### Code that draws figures
--------

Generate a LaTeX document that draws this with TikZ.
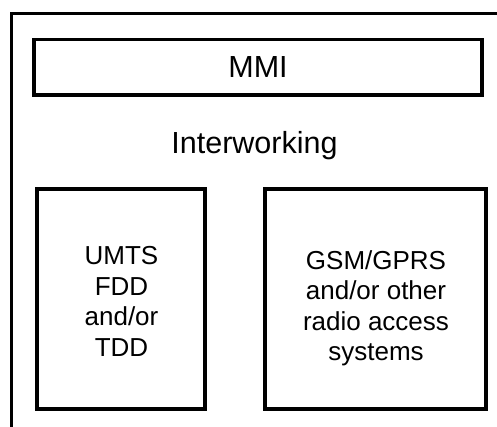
\documentclass[tikz,border=0pt]{standalone}
\usepackage{fontspec}
\setmainfont{Liberation Sans}
\begin{document}
\begin{tikzpicture}[x=1pt,y=1pt,
  frame/.style={line width=3.8pt},
  blk/.style={draw,line width=3.8pt,rectangle,inner sep=0pt,outer sep=0pt},
  txt/.style={align=center,inner sep=0pt,font=\fontsize{26}{30.5}\selectfont},
  big/.style={font=\fontsize{30.5}{34}\selectfont}]
\useasboundingbox (0,0) rectangle (497,426);
\coordinate (fb) at (11.5,-5);
\coordinate (fc) at (11.5,412.5);
\coordinate (fr) at (505,412.5);
\draw[frame] (fb) -- (fc) -- (fr);
\node[blk,big,minimum width=448pt,minimum height=55.5pt] (mmi) at (258,358.75) {MMI};
\node[big] (iw) at (254.5,280.5) {Interworking};
\node[blk,minimum width=168pt,minimum height=220pt] (umts) at (121,127) {};
\node[txt] (umtsT) at (121.5,124.5) {UMTS\\FDD\\and/or\\TDD};
\node[blk,minimum width=221pt,minimum height=220pt] (gsm) at (375.5,127) {};
\node[txt] (gsmT) at (376,117.5) {GSM/GPRS\\and/or other\\radio access\\systems};
\end{tikzpicture}
\end{document}
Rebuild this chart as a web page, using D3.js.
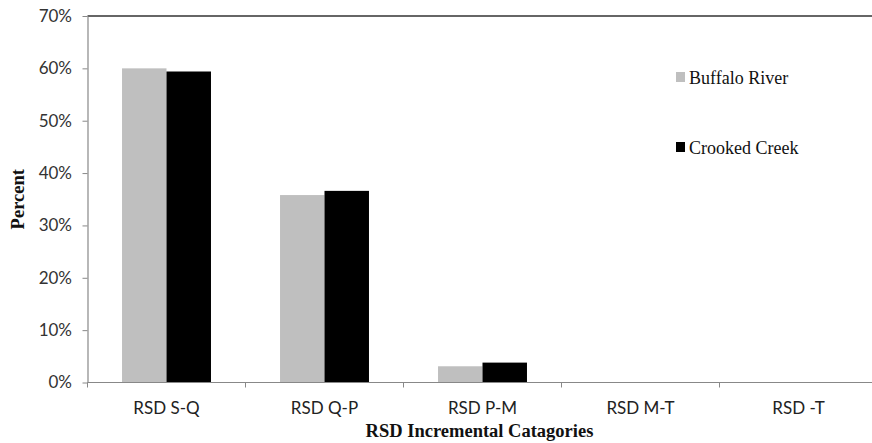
<!DOCTYPE html>
<html>
<head>
<meta charset="utf-8">
<script src="https://cdn.jsdelivr.net/npm/d3@7"></script>
<style>
  html, body { margin: 0; padding: 0; background: #fff; }
  svg { display: block; }
</style>
</head>
<body>
<svg></svg>
<script>
// chart data
let categories = ["RSD S-Q", "RSD Q-P", "RSD P-M", "RSD M-T", "RSD -T"];
let seriesNames = ["Buffalo River", "Crooked Creek"];
let buffaloRiver = [0.600, 0.358, 0.031, 0, 0];
let crookedCreek = [0.594, 0.366, 0.038, 0, 0];
let yTicks = [0, 0.1, 0.2, 0.3, 0.4, 0.5, 0.6, 0.7];
let colors = ["#bfbfbf", "#000000"];

let width = 872;
let height = 443;
let plotLeft = 87.5;
let plotRight = 877.5;
let plotTop = 16;
let plotBottom = 382.5;

let svg = d3.select("svg")
    .attr("width", width)
    .attr("height", height);

// one row per category, one value per series
let rows = categories.map((c, i) => ({ cat: c, values: [buffaloRiver[i], crookedCreek[i]] }));

let xScale = d3.scaleBand()
    .domain(categories)
    .range([plotLeft, plotRight])
    .paddingInner(0.437)
    .paddingOuter(0.2185);

let xSub = d3.scaleBand()
    .domain(d3.range(seriesNames.length))
    .range([0, xScale.bandwidth()]);

let yScale = d3.scaleLinear()
    .domain([0, 0.7])
    .range([plotBottom, plotTop]);

// bars
svg.append("g")
    .selectAll("g")
    .data(rows)
    .enter()
    .append("g")
    .attr("transform", (d) => "translate(" + xScale(d.cat) + ",0)")
    .selectAll("rect")
    .data((d) => d.values)
    .enter()
    .append("rect")
    .attr("x", (v, i) => xSub(i))
    .attr("width", xSub.bandwidth())
    .attr("y", (v) => yScale(v))
    .attr("height", (v) => plotBottom - yScale(v))
    .attr("fill", (v, i) => colors[i]);

// top border of the plot area
svg.append("line")
    .attr("x1", plotLeft).attr("x2", width)
    .attr("y1", plotTop).attr("y2", plotTop)
    .attr("stroke", "#333")
    .attr("stroke-width", 1.5);

// y axis
let yAxis = d3.axisLeft(yScale)
    .tickValues(yTicks)
    .tickFormat(d3.format(".0%"))
    .tickSize(5)
    .tickSizeOuter(0)
    .tickPadding(10.5);

let yG = svg.append("g")
    .attr("transform", "translate(" + plotLeft + ",0)")
    .call(yAxis);
yG.select(".domain").attr("stroke", "#888").attr("stroke-width", 1.2);
yG.selectAll(".tick line").attr("stroke", "#888");
yG.selectAll("text")
    .attr("font-family", "Lato, sans-serif")
    .attr("font-size", 17)
    .attr("fill", "#333");

// x axis, labels in the middle of each band
let xAxis = d3.axisBottom(xScale)
    .tickSize(0)
    .tickSizeOuter(0);

let xG = svg.append("g")
    .attr("transform", "translate(0," + plotBottom + ")")
    .call(xAxis);
xG.select(".domain").attr("d", "M" + plotLeft + ",0H" + width).attr("stroke", "#888").attr("stroke-width", 1.2);
xG.selectAll("text")
    .attr("y", 31.5)
    .attr("dy", null)
    .attr("font-family", "Lato, sans-serif")
    .attr("font-size", 17)
    .attr("fill", "#222");

// tick marks sit between the bands
let gap = xScale.step() * xScale.paddingInner() / 2;
xG.selectAll(".sep")
    .data(categories)
    .enter()
    .append("line")
    .attr("class", "sep")
    .attr("x1", (c) => xScale(c) - gap)
    .attr("x2", (c) => xScale(c) - gap)
    .attr("y1", 0)
    .attr("y2", 5)
    .attr("stroke", "#888");

// axis titles
svg.append("text")
    .attr("x", (plotLeft + plotRight) / 2 - 3)
    .attr("y", 436.5)
    .attr("text-anchor", "middle")
    .attr("font-family", "'Liberation Serif', serif")
    .attr("font-weight", "bold")
    .attr("font-size", 18.5)
    .attr("fill", "#111")
    .text("RSD Incremental Catagories");

svg.append("text")
    .attr("transform", "translate(24," + ((plotTop + plotBottom) / 2) + ") rotate(-90)")
    .attr("text-anchor", "middle")
    .attr("font-family", "'Liberation Serif', serif")
    .attr("font-weight", "bold")
    .attr("font-size", 18.5)
    .attr("fill", "#111")
    .text("Percent");

// legend
let legend = svg.append("g")
    .selectAll("g")
    .data(seriesNames)
    .enter()
    .append("g")
    .attr("transform", (d, i) => "translate(676," + (72 + i * 70) + ")");

legend.append("rect")
    .attr("width", 9)
    .attr("height", 10)
    .attr("fill", (d, i) => colors[i]);

legend.append("text")
    .attr("x", 13)
    .attr("y", 11.5)
    .attr("font-family", "'Liberation Serif', serif")
    .attr("font-size", 18)
    .attr("fill", "#111")
    .text((d) => d);
</script>
</body>
</html>
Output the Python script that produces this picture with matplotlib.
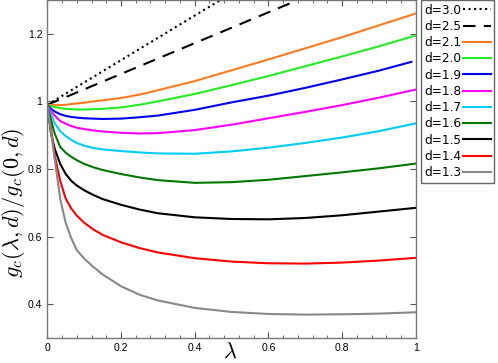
import matplotlib
matplotlib.use('Agg')
import matplotlib.pyplot as plt
from matplotlib.ticker import MultipleLocator

plt.rcParams['mathtext.fontset'] = 'cm'

lam = [0, 0.01, 0.02, 0.035, 0.05, 0.065, 0.08, 0.1, 0.125, 0.15,
       0.2, 0.25, 0.3, 0.4, 0.5, 0.6, 0.7, 0.8, 0.9, 1.0]
lam_blue = lam[:-1] + [0.988]

g30_lam = [0, 0.47]
g30 = [0.99, 1.30]
g25_lam = [0, 0.68]
g25 = [0.99, 1.30]

g21 = [0.99, 0.989, 0.989, 0.989, 0.99, 0.992, 0.994, 0.996, 1.0, 1.003,
       1.01, 1.02, 1.033, 1.06, 1.092, 1.124, 1.157, 1.19, 1.225, 1.26]
g20 = [0.99, 0.986, 0.983, 0.98, 0.978, 0.977, 0.976, 0.976, 0.977, 0.978,
       0.982, 0.99, 1.0, 1.022, 1.048, 1.075, 1.104, 1.133, 1.163, 1.195]
g19 = [0.99, 0.978, 0.97, 0.962, 0.957, 0.954, 0.952, 0.95, 0.949, 0.948,
       0.949, 0.953, 0.958, 0.975, 0.997, 1.017, 1.04, 1.065, 1.091, 1.117]
g18 = [0.99, 0.97, 0.958, 0.942, 0.934, 0.927, 0.922, 0.918, 0.914, 0.911,
       0.907, 0.905, 0.906, 0.915, 0.931, 0.95, 0.969, 0.989, 1.011, 1.035]
g17 = [0.99, 0.962, 0.935, 0.912, 0.897, 0.886, 0.877, 0.869, 0.862, 0.858,
       0.853, 0.849, 0.846, 0.845, 0.852, 0.863, 0.877, 0.893, 0.912, 0.935]
g16 = [0.99, 0.945, 0.905, 0.865, 0.848, 0.836, 0.826, 0.815, 0.805, 0.797,
       0.785, 0.775, 0.767, 0.759, 0.761, 0.768, 0.779, 0.79, 0.802, 0.816]
g15 = [0.99, 0.905, 0.86, 0.815, 0.785, 0.765, 0.751, 0.737, 0.723, 0.711,
       0.694, 0.68, 0.669, 0.657, 0.652, 0.651, 0.655, 0.663, 0.674, 0.685]
g14 = [0.99, 0.92, 0.84, 0.765, 0.712, 0.683, 0.662, 0.641, 0.621, 0.605,
       0.583, 0.566, 0.553, 0.536, 0.526, 0.521, 0.52, 0.523, 0.529, 0.537]
g13 = [0.99, 0.91, 0.83, 0.712, 0.64, 0.595, 0.56, 0.535, 0.51, 0.488,
       0.453, 0.428, 0.411, 0.389, 0.377, 0.371, 0.369, 0.37, 0.372, 0.376]

fig = plt.figure(figsize=(4.98, 3.63), dpi=100)
ax = fig.add_axes([0.095, 0.069, 0.74, 0.931])

ax.plot(g30_lam, g30, color='black', ls=':', lw=1.5, label='d=3.0')
ax.plot(g25_lam, g25, color='black', lw=1.5, dashes=(6, 4), label='d=2.5')
ax.plot(lam, g21, color='#ff7a1e', lw=1.5, label='d=2.1')
ax.plot(lam, g20, color='#22ee22', lw=1.5, label='d=2.0')
ax.plot(lam_blue, g19, color='#0000ee', lw=1.5, label='d=1.9')
ax.plot(lam, g18, color='#ff00ff', lw=1.5, label='d=1.8')
ax.plot(lam, g17, color='#00ccff', lw=1.5, label='d=1.7')
ax.plot(lam, g16, color='#007700', lw=1.5, label='d=1.6')
ax.plot(lam, g15, color='black', lw=1.5, label='d=1.5')
ax.plot(lam, g14, color='#ff0000', lw=1.5, label='d=1.4')
ax.plot(lam, g13, color='#888888', lw=1.5, label='d=1.3')

ax.set_xlim(0, 1)
ax.set_ylim(0.3, 1.3)
ax.set_xticks([0, 0.2, 0.4, 0.6, 0.8, 1])
ax.set_xticklabels(['0', '0.2', '0.4', '0.6', '0.8', '1'])
ax.set_yticks([0.4, 0.6, 0.8, 1.0, 1.2])
ax.set_yticklabels(['0.4', '0.6', '0.8', '1', '1.2'])
ax.xaxis.set_minor_locator(MultipleLocator(0.04))
ax.tick_params(which='both', direction='in', top=True, right=True,
               colors='#555555', labelcolor='black', labelsize=7.5,
               labelfontfamily='Liberation Sans')
ax.tick_params(which='major', length=4)
ax.tick_params(which='minor', length=2)
for s in ax.spines.values():
    s.set_color('#777777')
    s.set_linewidth(1.0)

ax.set_xlabel(r'$\lambda$', fontsize=16)
ax.xaxis.set_label_coords(0.497, -0.01)
ax.set_ylabel(r'$g_c(\lambda,d)/g_c(0,d)$', fontsize=16)
ax.yaxis.set_label_coords(-0.055, 0.40)

leg = fig.legend(loc='upper left', bbox_to_anchor=(0.845, 1.0),
                 markerfirst=False, fontsize=8.7, labelspacing=0.27,
                 handlelength=2.3, handletextpad=0.1, borderpad=0.3,
                 borderaxespad=0, fancybox=False, framealpha=1)
leg.get_frame().set_edgecolor('#666666')
leg.get_frame().set_linewidth(1.0)

fig.savefig('out.png', dpi=100)
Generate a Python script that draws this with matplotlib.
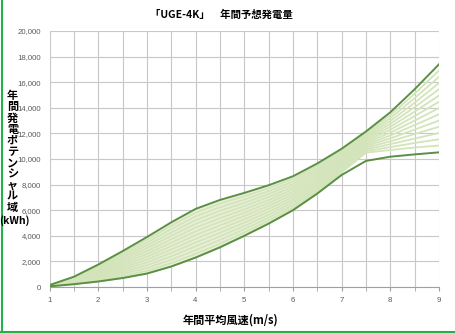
import numpy as np
import matplotlib
matplotlib.use("Agg")
import matplotlib.pyplot as plt
from matplotlib.lines import Line2D
from matplotlib.ticker import FuncFormatter, MultipleLocator

# ---- data ----
wind_speed = [1, 1.5, 2, 2.5, 3, 3.5, 4, 4.5, 5, 5.5, 6, 6.5, 7, 7.5, 8, 8.5, 9]
upper_curve = [150, 800, 1750, 2800, 3900, 5050, 6100, 6800, 7350, 7950, 8650,
               9650, 10800, 12150, 13650, 15450, 17400]
lower_curve = [50, 220, 430, 700, 1050, 1600, 2300, 3100, 4000, 4950, 6000,
               7300, 8750, 9850, 10180, 10360, 10520]
# light family of curves, one list of 13 values per wind speed (bottom to top)
light_at_speed = [
    [50, 58, 65, 73, 81, 88, 96, 104, 112, 119, 127, 135, 142],
    [220, 265, 309, 354, 398, 443, 488, 532, 577, 621, 666, 711, 755],
    [430, 532, 633, 735, 836, 938, 1039, 1141, 1242, 1344, 1445, 1547, 1648],
    [700, 862, 1023, 1185, 1346, 1508, 1669, 1831, 1992, 2154, 2315, 2477, 2638],
    [1050, 1269, 1488, 1708, 1927, 2146, 2365, 2585, 2804, 3023, 3242, 3462, 3681],
    [1600, 1865, 2131, 2396, 2662, 2927, 3192, 3458, 3723, 3988, 4254, 4519, 4785],
    [2300, 2592, 2885, 3177, 3469, 3762, 4054, 4346, 4638, 4931, 5223, 5515, 5808],
    [3100, 3385, 3669, 3954, 4238, 4523, 4808, 5092, 5377, 5662, 5946, 6231, 6515],
    [4000, 4258, 4515, 4773, 5031, 5288, 5546, 5804, 6062, 6319, 6577, 6835, 7092],
    [4950, 5181, 5412, 5642, 5873, 6104, 6335, 6565, 6796, 7027, 7258, 7488, 7719],
    [6000, 6204, 6408, 6612, 6815, 7019, 7223, 7427, 7631, 7835, 8038, 8242, 8446],
    [7300, 7481, 7662, 7842, 8023, 8204, 8385, 8565, 8746, 8927, 9108, 9288, 9469],
    [8950, 9092, 9235, 9377, 9519, 9662, 9804, 9946, 10088, 10231, 10373, 10515, 10658],
    [10500, 10627, 10754, 10881, 11008, 11135, 11262, 11388, 11515, 11642, 11769, 11896, 12023],
    [10700, 10927, 11154, 11381, 11608, 11835, 12062, 12288, 12515, 12742, 12969, 13196, 13423],
    [10900, 11250, 11600, 11950, 12300, 12650, 13000, 13350, 13700, 14050, 14400, 14750, 15100],
    [11050, 11538, 12027, 12515, 13004, 13492, 13981, 14469, 14958, 15446, 15935, 16423, 16912],
]
x_ticks = [1, 2, 3, 4, 5, 6, 7, 8, 9]
title_text = "「UGE-4K」\u3000年間予想発電量"
xlabel_text = "年間平均風速(m/s)"
ylabel_chars = "年間発電ポテンシャル域"
ylabel_unit = "(kWh)"

# ---- styling ----
CJK = ["Noto Sans CJK JP", "DejaVu Sans"]
DARK = "#5a8f44"
LIGHT = "#d3e4ba"
FILL = "#e8f0da"
GRID = "#c8c8c8"
TICKC = "#5a5a5a"

fig = plt.figure(figsize=(4.55, 3.33), dpi=100)
ax = fig.add_axes([49.5 / 455, 46 / 333, 389.5 / 455, 256 / 333])

xs = np.array(wind_speed)
ax.fill_between(xs, lower_curve, upper_curve, where=xs <= 7.0, color=FILL,
                lw=0, zorder=1)
light_lines = np.array(light_at_speed).T
for line in light_lines:
    ax.plot(wind_speed, line, color=LIGHT, lw=1.3, zorder=2)
ax.plot(wind_speed, upper_curve, color=DARK, lw=1.4, zorder=3)
ax.plot(wind_speed, lower_curve, color=DARK, lw=1.4, zorder=3)

ax.set_xlim(1, 9)
ax.set_ylim(0, 20000)
ax.set_xticks(x_ticks)
ax.xaxis.set_minor_locator(MultipleLocator(0.5))
ax.yaxis.set_major_locator(MultipleLocator(2000))
ax.yaxis.set_major_formatter(FuncFormatter(lambda v, p: f"{int(v):,}"))
ax.grid(True, which="both", axis="x", color=GRID, lw=0.8, zorder=0)
ax.grid(True, which="major", axis="y", color=GRID, lw=0.8, zorder=0)
ax.set_axisbelow(True)
for s in ["top", "right", "left"]:
    ax.spines[s].set_visible(False)
ax.spines["bottom"].set_color("#a0a0a0")
ax.spines["bottom"].set_linewidth(0.8)
ax.tick_params(axis="x", which="both", length=3, color="#a0a0a0", labelsize=5.6,
               labelcolor=TICKC, pad=4)
ax.tick_params(axis="y", length=0, labelsize=5.6, labelcolor=TICKC, pad=6)
for lbl in ax.get_xticklabels() + ax.get_yticklabels():
    lbl.set_fontfamily("Liberation Sans")

fig.text(221 / 455, 1 - 15 / 333, title_text, ha="center", va="center",
         fontsize=7.5, fontweight="bold", family=CJK)
fig.text(230.5 / 455, 1 - 320.5 / 333, xlabel_text, ha="center", va="center",
         fontsize=8, fontweight="bold", family=CJK)
fig.text(12.5 / 455, 1 - 89 / 333, "\n".join(ylabel_chars), ha="center",
         va="top", fontsize=8, fontweight="bold", family=CJK, linespacing=0.82)
fig.text(14 / 455, 1 - 221 / 333, ylabel_unit, ha="center", va="center",
         fontsize=7.5, fontweight="bold", family=CJK)

# green frame lines (left and bottom)
fig.add_artist(Line2D([1.5 / 455, 1.5 / 455], [0, 1], color="#22b14c", lw=1.5,
                      transform=fig.transFigure))
fig.add_artist(Line2D([0, 1], [1.5 / 333, 1.5 / 333], color="#22b14c", lw=1.5,
                      transform=fig.transFigure))

fig.savefig("out.png", dpi=100)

--------

Search the records above for "chart". Copy each line where it is found.

### Written solution
Rebuild this chart as a web page, using D3.js.
// chart data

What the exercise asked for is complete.